Kathy Wonson Eddy has balanced a full-time calling as a minister in the United Church of Christ with an active 27-year composing career. She has completed more than 200 compositions for voices and instruments, which have been widely performed in churches, and across the country, as well as in Scotland, Ecuador, and Brazil. Her compositions are often written to mark festival occasions, to celebrate particular lives and events, and to spotlight musical gifts within her church community.

For this project, Eddy has composed her first orchestral suite, "Vermont Rhapsody," for soloists and members of the Montpelier Chamber Orchestra. She received inspiration for each of the three movements from specific places in the Vermont landscape: Mount Mansfield, Riford Brook and Lake Dunmore. While she has extensive experience composing for soloists and small ensembles, creating a piece for chamber orchestra has been a new challenge.

"What a privilege to have the opportunity to compose a symphonic work!" Eddy said. "This has been a keen intellectual challenge and a delight. I am so grateful to have had 27 years of composing in a community that supports local composers with such commitment, vigor and generosity."

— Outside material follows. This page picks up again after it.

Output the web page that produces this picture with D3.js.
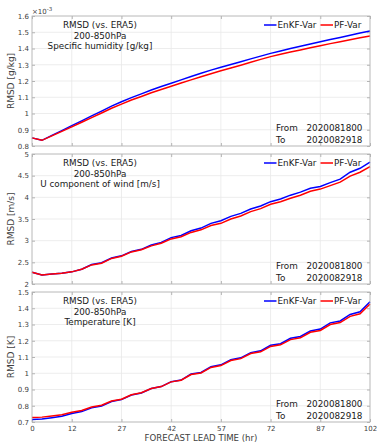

The goal for this project was to celebrate the musical resources in the extended community by providing an opportunity for both the composition and performance of important new work by local composers. Key components of the project are the intergenerational nature of the project, interaction of the composers with local musicians and the public performance of the new pieces.

Funding for the project was received from the Vermont Arts Council, which funded both the creation and presentation of this new work; The "Meet the Composer" fund at the New England Foundation for the Art; and the Arts Endowment Fund of the Vermont Community Foundation. The performance at Chandler is sponsored by the Chandler Center for the Arts, Vermont Pure and the Ultramotive Corporation.